Land of the free, home of the Sioux

By Shawna Daly
Special to The Communitarian

The Dakota Access Pipeline (DAPL) is unearthing the ageold question of oil and water. It has been referred to as the “black snake,” burrowing through sacred land and brushing alongside Cannonball, N.D. where the Mississippi River meets the Standing Rock Reservation. The Sioux [soo] people want to protect their homeland and their surrounding hunting ground.

The placement of the pipeline is the foremost concern during early planning stages of the DAPL, and the historical and cultural legitimacy of the sacred land seems a good place to start. Experts say there has been no deliberation regarding the impact of the pipeline on the Sioux people.

Dave Archambault II, chairman of the Standing Rock Sioux Tribe, offered this statement regarding the DAPL in August: “Our basic position is that the Corps of Engineers has failed to follow the law and has failed to consider the impacts of the pipeline on the Standing Rock Sioux Tribe.”

The Natural Environmental Policy Act (NEPA) assures that all branches of government give proper consideration prior to undertaking any major federal action that significantly affects the environment. Because of this, the proposed pipeline route currently undergoes inspection.

Determining the cultural significance of an area is a threestep process: pre-field research studies, a review of historical literature, and relevant resources to determine points of interest for inspection.

Next, the reconnaissance inventory finds areas with high cultural resource concentration.

Lastly, an intensive cultural resource inventory is conducted by historians, archaeologists, and other specialists in search for artifacts.

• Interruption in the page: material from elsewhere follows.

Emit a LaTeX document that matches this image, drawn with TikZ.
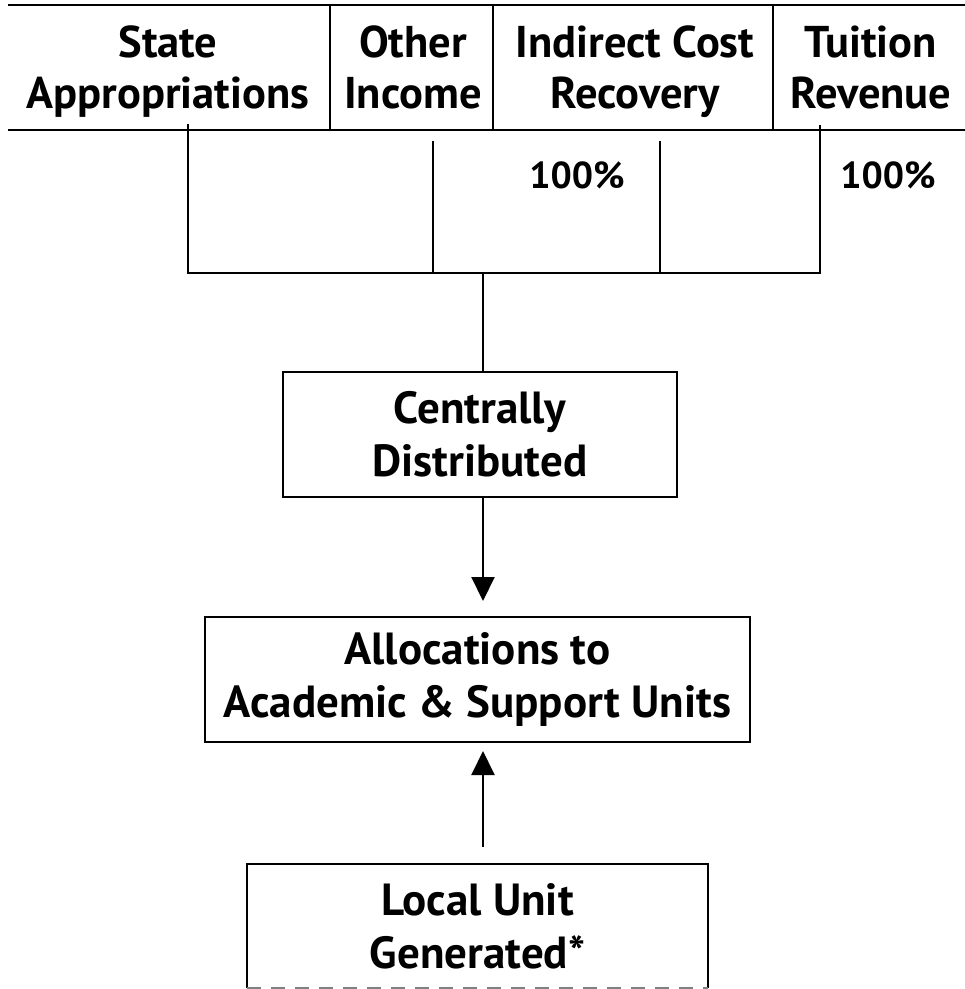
\documentclass[tikz,border=0pt]{standalone}
\usepackage{fontspec}
\setmainfont{PT Sans}
\usetikzlibrary{arrows.meta}
\begin{document}
\begin{tikzpicture}[x=1pt,y=-1pt,
  rule/.style={line width=2pt, line cap=rect},
  headtext/.style={font=\bfseries\fontsize{44.5}{51}\selectfont, align=center, inner sep=0pt, anchor=base},
  pct/.style={font=\bfseries\fontsize{37.5}{40}\selectfont, inner sep=0pt, anchor=base},
  flowbox/.style={draw, line width=2pt, inner sep=0pt, align=center,
    font=\bfseries\fontsize{45}{53}\selectfont},
  flow/.style={line width=2pt, -{Triangle[length=24pt,width=23pt]}}]
\useasboundingbox (0,0) rectangle (965,989);

% header band with four revenue sources
\coordinate (hTL) at (9,5);
\coordinate (hTR) at (965,5);
\coordinate (hBL) at (9,130);
\coordinate (hBR) at (965,130);
\draw[rule] (hTL) -- (hTR);
\draw[rule] (hBL) -- (hBR);
\coordinate (d1) at (330,5);
\coordinate (d2) at (493,5);
\coordinate (d3) at (773,5);
\draw[line width=1.8pt] (d1) -- (d1 |- hBL);
\draw[line width=1.8pt] (d2) -- (d2 |- hBL);
\draw[line width=1.8pt] (d3) -- (d3 |- hBL);

\node[headtext] (hs) at (168,108) {State\\Appropriations};
\node[headtext] (ho) at (413,108) {Other\\Income};
\node[headtext] (hi) at (635,108) {Indirect Cost\\Recovery};
\node[headtext] (ht) at (871,108) {Tuition\\Revenue};

\node[pct] (p1) at (577,188) {100\%};
\node[pct] (p2) at (888,188) {100\%};

% flow boxes
\node[flowbox, minimum width=394pt, minimum height=125pt] (central) at (480,434.5)
  {Centrally\\Distributed};
\node[flowbox, minimum width=545pt, minimum height=125pt] (alloc) at (477.5,679.5)
  {Allocations to\\Academic \& Support Units};
\node[flowbox, draw=none, minimum width=459pt, minimum height=122pt] (local) at (477.5,926)
  {Local Unit\\Generated*};
\draw[line width=2pt] (local.south west) -- (local.north west) -- (local.north east) -- (local.south east);
\draw[line width=1.2pt, gray, dash pattern=on 14pt off 10pt] (local.south west) -- (local.south east);

% collector of the four sources
\coordinate (sTop) at (188,125);
\coordinate (oTop) at (433,142);
\coordinate (iTop) at (660,142);
\coordinate (tTop) at (820,126);
\coordinate (bar) at (483,273);
\draw[rule] (sTop) |- (bar) -| (tTop);
\draw[rule] (oTop) -- (oTop |- bar);
\draw[rule] (iTop) -- (iTop |- bar);
\draw[rule] (bar) -- (bar |- central.north);

% arrows into the allocations box
\draw[flow, shorten >=15pt] (bar |- central.south) -- (bar |- alloc.north);
\draw[flow, shorten <=17pt, shorten >=8pt] (bar |- local.north) -- (bar |- alloc.south);
\end{tikzpicture}
\end{document}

“The [Iowa] Chapter is disappointed that the permit fails to require Dakota Access to complete an environmental and archaeological study,” the Sierra Club reported.

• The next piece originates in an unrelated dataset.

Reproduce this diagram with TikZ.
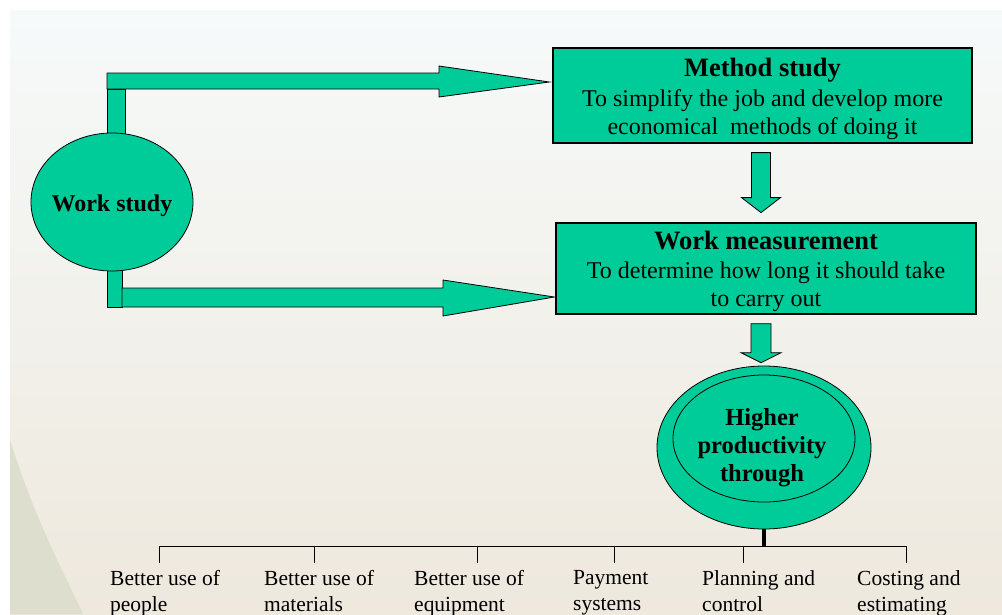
\documentclass[tikz,border=0pt]{standalone}
\usepackage{fontspec}
\setmainfont{Liberation Serif}
\usetikzlibrary{shapes.geometric,positioning,calc}
\definecolor{wsgreen}{RGB}{0,204,153}
\definecolor{slidetop}{RGB}{246,250,250}
\definecolor{slidebot}{RGB}{238,232,221}
\definecolor{swoosh}{RGB}{221,222,206}

\begin{document}
\begin{tikzpicture}[x=1pt,y=-1pt,
        box/.style={rectangle,draw=black,fill=wsgreen,line width=1.2pt,align=center,inner sep=2pt,
          font=\fontsize{24}{28}\selectfont},
        blk/.style={draw=black,fill=wsgreen,line width=0.8pt},
        oval/.style={ellipse,draw=black,fill=wsgreen,line width=0.8pt,inner sep=0pt},
        item/.style={anchor=north west,inner sep=0pt,align=left,font=\fontsize{21.5}{26}\selectfont}]
        \useasboundingbox (0,0) rectangle (1002,614);
        \clip (0,0) rectangle (1002,614);
        % slide background
        \fill[white] (0,0) rectangle (1002,614);
        \shade[top color=slidetop,bottom color=slidebot] (10,10) rectangle (1002,614);
        \fill[swoosh] (10,440) .. controls (35,520) and (65,575) .. (83,614) -- (10,614) -- cycle;

        \node[box,minimum width=419pt,minimum height=95pt] (ms) at (762.5,95.5)
          {\rule{0pt}{25pt}{\fontsize{26.5}{30}\selectfont\bfseries Method study}\\[2pt]
           To simplify the job and develop more\\ economical \ methods of doing it};
        \node[box,minimum width=420pt,minimum height=91pt] (wm) at (766,268.5)
          {\rule{0pt}{25pt}{\fontsize{26.5}{30}\selectfont\bfseries Work measurement}\\[1pt]
           To determine how long it should take\\ to carry out};

        % work study branches
        \draw[blk] (107,89) rectangle (125,140);
        \draw[blk] (107,73) -- (439,73) -- (439,66) -- ([shift={(-3,-13.5)}]ms.west)
          -- (439,97) -- (439,89) -- (107,89) -- cycle;
        \draw[blk] (107,262) rectangle (122,307);
        \draw[blk] (122,288) -- (443,288) -- (443,280) -- ([shift={(-1,28.5)}]wm.west)
          -- (443,316) -- (443,307) -- (122,307) -- cycle;
        \node[oval,minimum width=162pt,minimum height=138pt,font=\fontsize{24}{28}\selectfont\bfseries]
          (ws) at (112,202) {\rule{0pt}{24pt}\makebox[0pt]{Work study}};

        % down arrows
        \draw[blk] ([xshift=-11pt,yshift=-9pt]ms.south) -- ++(19,0) -- ++(0,45) -- ++(10,0)
          -- ++(-19.5,15) -- ++(-19.5,-15) -- ++(10,0) -- cycle;
        \draw[blk] ([xshift=-15pt,yshift=-9pt]wm.south) -- ++(20,0) -- ++(0,29) -- ++(10,0)
          -- ++(-20,10) -- ++(-20,-10) -- ++(10,0) -- cycle;

        % productivity
        \coordinate (bl) at (159,546);
        \coordinate (br) at (906,546);
        \node[oval,minimum width=214pt,minimum height=163pt] (pr) at (764,447.5) {};
        \node[oval,minimum width=182pt,minimum height=127pt] (pi) at (764,438.5) {};
        \node[align=center,font=\fontsize{24.5}{28}\selectfont\bfseries] (prt) at (762,448)
          {Higher\\ productivity\\ through};
        \draw[line width=4pt] (pr.south) -- (pr.south |- bl);
        \draw[line width=1pt] (bl) -- (br);
        \foreach \x in {159,314,477,614,743,906}
          \draw[line width=1pt] (\x,546) -- (\x,563);

        \node[item] (b1) at (110,570) {Better use of\\ people};
        \node[item] (b2) at (264,570) {Better use of\\ materials};
        \node[item] (b3) at (414,570) {Better use of\\ equipment};
        \node[item] (b4) at (573,570) {Payment\\ systems};
        \node[item] (b5) at (702,570) {Planning and\\ control};
        \node[item] (b6) at (857,570) {Costing and\\ estimating};
      \end{tikzpicture}
\end{document}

The tribe filed a court complaint in the case of Standing Rock Sioux Tribe v. U.S. Army Corps of Engineers to officiate a temporary restraining order.

The case argues, “The construction and operation of the pipeline, as authorized by the Corps, threatens the Tribe’s environmental and economic well-being, and would damage and destroy sites of great historic, religious, and cultural significance to the Tribe.”

Since the start of the peaceful protests, spiritual sanctuaries, burial grounds, ancient cairns and stone prayer rings have been bulldozed over, the tribe claims. An oil spill would further devastate the cherished landscape.

Evaluation of the Clean Water Act was cited in the court complaint as a legal and ethical deterrent against the pipeline. Specifically, any discharge of pollutants such as dredged material is not permitted in U.S. waters to protect biological integrity. Permits for construction near watersheds are administered in the case that they,  “will cause only minimal adverse environmental effects when performed separately, and will have only minimal cumulative adverse effect on the environment.”

Even if the DAPL doesn’t directly impose on the Standing Rock Reservation, the resounding effects of an oil spill would indefinitely impact the sacred landscape.

America has more than twomillion miles of pipeline for the transport of oil and petroleum, according to Pipeline and Hazardous Materials Safety Administration.

The Energy Transfer Crude Oil Company (ETCO) is head of operations for the pipeline. Their mission statement claims to move oil in a “…cost-effective, safer and environmentally responsible manner,” and the U.S. Dept. of Transportation (DOT) believes pipelines to be the safest means of resource transport.

Yet DOT admits that unintentional release of hazardous liquid from the pipeline can, “… impact surrounding populations, property, and the environment, and may result in injuries or fatalities as well as property and environmental damage, impact wildlife, or contaminate drinking water supplies… and have significant economic effects such as: business interruptions; damaged infrastructure; and interruption in the supplies of fuel such as natural gas, gasoline, home heating oil, etc.”

DAPL’s projected costs amount to $3.8 billion, according to ETCO. Since 1996, the company has had 11,199 reported incidents, 360 fatalities, and spent $6.8 billion in incident related costs.